The Chi­nese have tra­di­tion­ally had a huge ap­petite for lux­ury goods and in 2011 growth in lux­ury spend­ing on the main­land rose 30%. The num­ber of mil­lion­aires is ris­ing all the time, and the new mid­dle classes view de­signer items as a way of show­ing off to their peers that they’ve made it.

Although the Chi­nese were cred­ited with one third of all lux­ury pur­chases in 2013 and travel re­tail is boom­ing, do­mes­tic sales have been hin­dered by the gov­ern­ment’s cam­paign to curb business gift-giv­ing and by hikes in im­port taxes. A num­ber of high-end brands were left with no op­tion but to cut prices.

Simultaneously, the in­dus­try is ex­pe­ri­enc­ing re­duced de­mand from Rus­sians. The cur­rent con­flict in the Ukraine, com­bined with a weak­en­ing rou­ble, means that fewer Rus­sian shop­pers are trav­el­ling abroad and splash­ing out in the ex­pen­sive depart­ment and brand stores in Europe’s ci­ties.

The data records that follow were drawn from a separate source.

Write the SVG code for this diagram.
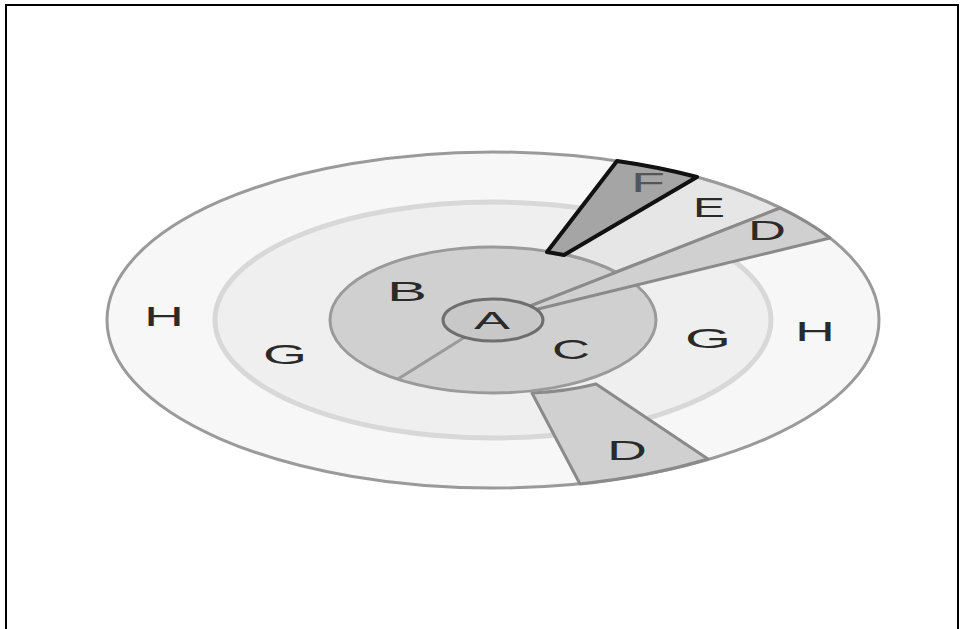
<svg xmlns="http://www.w3.org/2000/svg" width="960" height="629" viewBox="0 0 960 629">
<style>
.lbl{font-family:"Liberation Sans",Arial,sans-serif;font-size:28px;fill:#2a2a2a;text-anchor:middle;}
.ring{stroke-width:3;}
.wedge{fill:#d0d0d0;stroke:#8a8a8a;stroke-width:3;stroke-linejoin:round;}
</style>
<rect x="0" y="0" width="960" height="629" fill="#ffffff"/>
<rect x="6" y="5" width="952" height="640" fill="none" stroke="#000" stroke-width="2"/>
<g id="H">
<ellipse cx="493" cy="320" rx="386" ry="168" fill="#f7f7f7" stroke="#9a9a9a" stroke-width="3"/>
</g>
<g id="G">
<ellipse cx="493" cy="320" rx="278" ry="118" fill="#efefef" stroke="#d8d8d8" stroke-width="5"/>
</g>
<g id="D-lower">
<path class="wedge" d="M532,393 L580,484 A386,168 0 0 0 708,459 L596,384 A163,73 0 0 1 532,393 Z"/>
</g>
<g id="BC">
<ellipse cx="493" cy="320" rx="163" ry="73" fill="#d0d0d0" stroke="#9a9a9a" stroke-width="3"/>
</g>
<g id="E">
<path d="M564,254 L697,177 A386,168 0 0 1 780,208 L616,272 A163,73 0 0 0 564,254 Z" fill="#e6e6e6" stroke="#9a9a9a" stroke-width="3" stroke-linejoin="round"/>
</g>
<g id="D-upper">
<path class="wedge" d="M530,306 L780,208 A386,168 0 0 1 830,238 L536,309.5 Z"/>
</g>
<g id="connectors">
<line x1="465" y1="337" x2="398" y2="379" stroke="#9a9a9a" stroke-width="3"/>
</g>
<g id="A">
<ellipse cx="493" cy="320" rx="50" ry="21" fill="#c8c8c8" stroke="#6e6e6e" stroke-width="3"/>
</g>
<g id="F">
<path d="M547,252 L617,161 A386,168 0 0 1 697,177 L564,255 Z" fill="#a5a5a5" stroke="#111" stroke-width="4" stroke-linejoin="round"/>
</g>
<g id="labels">
<text class="lbl" x="164" y="326" textLength="40" lengthAdjust="spacingAndGlyphs">H</text>
<text class="lbl" x="285" y="364" textLength="44" lengthAdjust="spacingAndGlyphs">G</text>
<text class="lbl" x="407" y="301" textLength="40" lengthAdjust="spacingAndGlyphs">B</text>
<text class="lbl" x="492" y="329" style="font-size:24px" textLength="36" lengthAdjust="spacingAndGlyphs">A</text>
<text class="lbl" x="571" y="359" textLength="38" lengthAdjust="spacingAndGlyphs">C</text>
<text class="lbl" x="708" y="348" textLength="46" lengthAdjust="spacingAndGlyphs">G</text>
<text class="lbl" x="815" y="341" textLength="40" lengthAdjust="spacingAndGlyphs">H</text>
<text class="lbl" x="767" y="240" textLength="38" lengthAdjust="spacingAndGlyphs">D</text>
<text class="lbl" x="709" y="217" textLength="32" lengthAdjust="spacingAndGlyphs">E</text>
<text class="lbl" x="648" y="192" style="fill:#555" textLength="34" lengthAdjust="spacingAndGlyphs">F</text>
<text class="lbl" x="627" y="460" textLength="40" lengthAdjust="spacingAndGlyphs">D</text>
</g>
</svg>
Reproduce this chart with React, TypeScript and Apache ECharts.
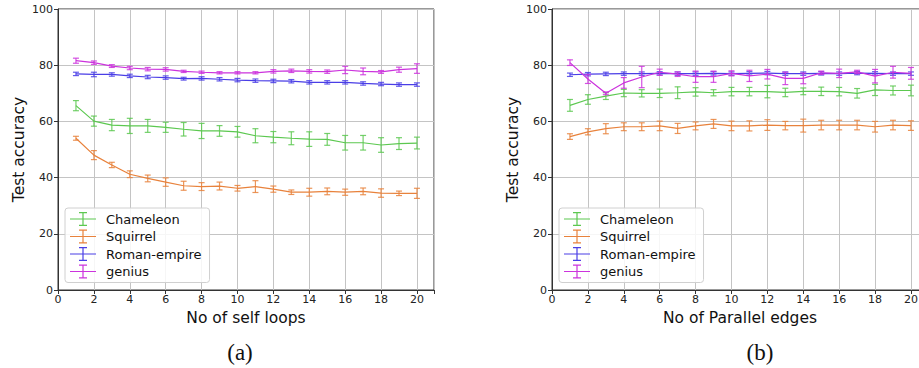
import React, { useEffect, useRef } from "react";
import * as echarts from "echarts";

const xs = [1, 2, 3, 4, 5, 6, 7, 8, 9, 10, 11, 12, 13, 14, 15, 16, 17, 18, 19, 20];
const seriesNames = ["Chameleon", "Squirrel", "Roman-empire", "genius"];
const seriesColors = ["#5cc850", "#e8823c", "#4a3ee6", "#cc33dd"];
const xTickLabels = ["0", "2", "4", "6", "8", "10", "12", "14", "16", "18", "20"];
const yTickLabels = ["0", "20", "40", "60", "80", "100"];

// (a) self loops
const chamLoops = [65.6, 60.1, 58.7, 58.4, 58.4, 57.9, 57.2, 56.6, 56.6, 56.3, 54.9, 54.4, 54.0, 53.7, 53.6, 52.4, 52.4, 51.6, 52.1, 52.3];
const chamLoopsErr = [1.8, 1.8, 2.0, 2.7, 2.3, 1.8, 2.4, 2.7, 1.9, 1.9, 2.5, 2.0, 2.3, 2.6, 2.1, 2.6, 2.6, 2.6, 2.1, 2.1];
const squLoops = [54.0, 48.0, 44.5, 41.2, 39.7, 38.4, 37.1, 36.8, 37.0, 36.2, 36.8, 35.9, 34.8, 34.8, 35.1, 34.8, 35.1, 34.5, 34.4, 34.4];
const squLoopsErr = [0.7, 1.6, 0.95, 1.2, 1.2, 1.5, 1.6, 1.4, 1.4, 1.0, 2.1, 1.1, 0.8, 1.4, 1.2, 1.1, 1.2, 1.5, 0.8, 1.8];
const romLoops = [76.9, 76.7, 76.7, 76.2, 75.8, 75.6, 75.2, 75.3, 75.0, 74.7, 74.5, 74.4, 74.3, 73.9, 73.9, 73.9, 73.5, 73.3, 73.1, 73.1];
const romLoopsErr = [0.6, 0.8, 0.6, 0.6, 0.6, 0.6, 0.5, 0.6, 0.6, 0.6, 0.6, 0.6, 0.6, 0.6, 0.6, 0.6, 0.6, 0.6, 0.6, 0.6];
const genLoops = [81.6, 80.9, 79.7, 79.0, 78.6, 78.5, 77.8, 77.5, 77.3, 77.3, 77.3, 77.8, 78.0, 77.8, 77.7, 78.3, 77.8, 77.6, 78.4, 78.8];
const genLoopsErr = [0.9, 0.6, 0.5, 0.6, 0.6, 0.6, 0.4, 0.4, 0.4, 0.4, 0.4, 0.6, 0.6, 0.6, 0.6, 1.3, 1.2, 0.5, 0.9, 1.7];

// (b) parallel edges
const chamPar = [65.7, 67.8, 69.0, 70.1, 70.0, 70.0, 70.2, 70.5, 70.2, 70.6, 70.6, 70.6, 70.3, 70.7, 70.7, 70.6, 70.0, 71.2, 71.0, 71.0];
const chamParErr = [2.1, 1.7, 1.2, 1.3, 1.3, 1.5, 2.1, 1.5, 1.1, 1.5, 1.5, 2.2, 1.5, 1.2, 1.5, 1.5, 1.7, 2.0, 1.6, 1.9];
const squPar = [54.6, 56.3, 57.4, 58.1, 58.1, 58.4, 57.5, 58.4, 59.1, 58.4, 58.4, 58.7, 58.5, 58.5, 58.7, 58.7, 58.7, 58.1, 58.7, 58.5];
const squParErr = [1.0, 1.1, 1.8, 1.4, 1.4, 1.7, 1.8, 1.4, 1.6, 1.7, 1.8, 1.9, 1.5, 2.3, 1.7, 1.7, 1.7, 1.9, 1.7, 1.7];
const romPar = [76.6, 76.8, 76.9, 77.0, 77.0, 77.1, 77.0, 77.0, 77.1, 77.0, 77.1, 77.2, 77.0, 77.0, 77.1, 77.0, 77.2, 77.1, 77.0, 77.0];
const romParErr = [0.6, 0.6, 0.6, 0.6, 0.6, 0.6, 0.6, 0.6, 0.6, 0.6, 0.6, 0.6, 0.6, 0.6, 0.6, 0.6, 0.6, 0.6, 0.6, 0.6];
const genPar = [80.9, 75.1, 70.0, 73.7, 75.8, 77.5, 76.8, 75.9, 75.9, 77.1, 76.2, 76.8, 75.3, 75.3, 77.3, 77.1, 77.6, 76.1, 77.5, 77.1];
const genParErr = [1.0, 1.6, 0.5, 1.9, 3.8, 1.1, 0.8, 2.0, 2.0, 0.9, 2.0, 1.7, 2.2, 1.9, 0.6, 1.5, 0.6, 2.4, 2.1, 2.1];

const FONT = "DejaVu Sans";
const legendIcon =
  "path://M0,6.4 h26 v1.2 h-26 Z M12.4,0 h1.2 v14 h-1.2 Z M9,0 h8 v1.2 h-8 Z M9,12.8 h8 v1.2 h-8 Z";

function buildSeries(gridIdx: number, vals: number[][], errs: number[][]) {
  const out: any[] = [];
  vals.forEach((v, i) => {
    const color = seriesColors[i];
    out.push({
      type: "line",
      name: seriesNames[i],
      xAxisIndex: gridIdx,
      yAxisIndex: gridIdx,
      data: xs.map((x, k) => [x, v[k]]),
      showSymbol: false,
      symbol: "none",
      lineStyle: { color, width: 1.2 },
      itemStyle: { color },
      z: 3 + i,
    });
    out.push({
      type: "custom",
      xAxisIndex: gridIdx,
      yAxisIndex: gridIdx,
      data: xs.map((x, k) => [x, v[k], errs[i][k]]),
      encode: { x: 0, y: 1 },
      z: 3 + i,
      renderItem: (params: any, api: any) => {
        const x = api.value(0);
        const y = api.value(1);
        const e = api.value(2);
        const lo = api.coord([x, y - e]);
        const hi = api.coord([x, y + e]);
        const cap = 3;
        const style = { stroke: color, lineWidth: 1.2, opacity: 0.85 };
        return {
          type: "group",
          children: [
            { type: "line", shape: { x1: lo[0], y1: lo[1], x2: hi[0], y2: hi[1] }, style },
            { type: "line", shape: { x1: lo[0] - cap, y1: lo[1], x2: lo[0] + cap, y2: lo[1] }, style },
            { type: "line", shape: { x1: hi[0] - cap, y1: hi[1], x2: hi[0] + cap, y2: hi[1] }, style },
          ],
        };
      },
    });
  });
  return out;
}

function xAxisFor(gridIndex: number, name: string) {
  return {
    gridIndex,
    type: "value",
    min: 0,
    max: 20.95,
    interval: 2,
    name,
    nameLocation: "middle",
    nameGap: 18,
    nameTextStyle: { fontSize: 15.5, color: "#111", fontFamily: FONT },
    axisLine: { show: true, onZero: false, lineStyle: { color: "#333", width: 1 } },
    axisTick: { show: true, length: 4, lineStyle: { color: "#333" } },
    axisLabel: {
      fontSize: 11,
      color: "#222",
      fontFamily: FONT,
      margin: 4,
      formatter: (v: number) => {
        const s = String(Math.round(v));
        return Math.abs(v - Math.round(v)) < 1e-6 && xTickLabels.includes(s) ? s : "";
      },
    },
    splitLine: { show: true, lineStyle: { color: "#c4c4c4", width: 1 } },
  };
}

function yAxisFor(gridIndex: number) {
  return {
    gridIndex,
    type: "value",
    min: 0,
    max: 100,
    interval: 20,
    name: "Test accuracy",
    nameLocation: "middle",
    nameGap: 31,
    nameTextStyle: { fontSize: 15.5, color: "#111", fontFamily: FONT },
    axisLine: { show: true, lineStyle: { color: "#333", width: 1 } },
    axisTick: { show: true, length: 4, lineStyle: { color: "#333" } },
    axisLabel: {
      fontSize: 11,
      color: "#222",
      fontFamily: FONT,
      margin: 5,
      formatter: (v: number) => (yTickLabels.includes(String(v)) ? String(v) : ""),
    },
    splitLine: { show: true, lineStyle: { color: "#c4c4c4", width: 1 } },
  };
}

function legendFor(left: number) {
  return {
    left,
    top: 208,
    orient: "vertical",
    data: seriesNames,
    icon: legendIcon,
    itemWidth: 26,
    itemHeight: 14,
    itemGap: 3.5,
    padding: [4, 8, 4, 5],
    backgroundColor: "rgba(255,255,255,0.85)",
    borderColor: "#d0d0d0",
    borderWidth: 1,
    borderRadius: 3,
    textStyle: { fontSize: 13, color: "#111", fontFamily: FONT, padding: [0, 0, 0, 5] },
  };
}

export default function App() {
  const ref = useRef<HTMLDivElement>(null);
  useEffect(() => {
    if (!ref.current) return;
    const chart = echarts.init(ref.current, null, { renderer: "svg" });
    const option: any = {
      animation: false,
      backgroundColor: "#fff",
      grid: [
        { left: 58, top: 9, width: 376, height: 281, show: true, borderColor: "#333", borderWidth: 1, backgroundColor: "transparent" },
        { left: 552, top: 9, width: 376, height: 281, show: true, borderColor: "#333", borderWidth: 1, backgroundColor: "transparent" },
      ],
      xAxis: [xAxisFor(0, "No of self loops"), xAxisFor(1, "No of Parallel edges")],
      yAxis: [yAxisFor(0), yAxisFor(1)],
      legend: [legendFor(65), legendFor(559)],
      series: [
        ...buildSeries(0, [chamLoops, squLoops, romLoops, genLoops], [chamLoopsErr, squLoopsErr, romLoopsErr, genLoopsErr]),
        ...buildSeries(1, [chamPar, squPar, romPar, genPar], [chamParErr, squParErr, romParErr, genParErr]),
      ],
      graphic: [
        {
          type: "text",
          x: 240,
          y: 352,
          style: {
            text: "(a)",
            fontSize: 23,
            fontFamily: "Liberation Serif",
            fill: "#111",
            textAlign: "center",
            textVerticalAlign: "middle",
            align: "center",
            verticalAlign: "middle",
          },
        },
        {
          type: "text",
          x: 760,
          y: 352,
          style: {
            text: "(b)",
            fontSize: 23,
            fontFamily: "Liberation Serif",
            fill: "#111",
            textAlign: "center",
            textVerticalAlign: "middle",
            align: "center",
            verticalAlign: "middle",
          },
        },
      ],
    };
    chart.setOption(option);
    return () => chart.dispose();
  }, []);
  return (
    <div style={{ position: "absolute", left: 0, top: 0, width: 919, height: 368, overflow: "hidden" }}>
      <div ref={ref} style={{ position: "absolute", left: 0, top: 0, width: 934, height: 368 }} />
    </div>
  );
}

How­ever, in­sid­ers sug­gest that Jimmy Choo is stand­ing tall and con­fi­dent. The company will be ar­gu­ing that de­spite the cur­rent in­dus­try trends, its fu­ture growth rates will re­main pos­i­tive, and that the high-end shoe mar­ket is a fast grow­ing sub-cat­e­gory within the lux­ury goods sec­tor. It plans to con­tin­u­ing open­ing around 10-15 stores a year glob­ally as it has done over the past years, with a fo­cus now on Asia where its cur­rent pres­ence is rel­a­tively small.

De­pend­ing on the ex­act terms of an IPO, the pull of its stilet­tos and leather goods could help to raise up to 200 mln pounds. The com­ing weeks will be telling, but don’t be de­ceived by the big­ger pic­ture about the lux­ury sec­tor.

There is an ex­cep­tion to ev­ery rule: it is very pos­si­ble that this popular brand may be able to con­vince Bri­tish in­vestors that it has what Asian shop­pers want.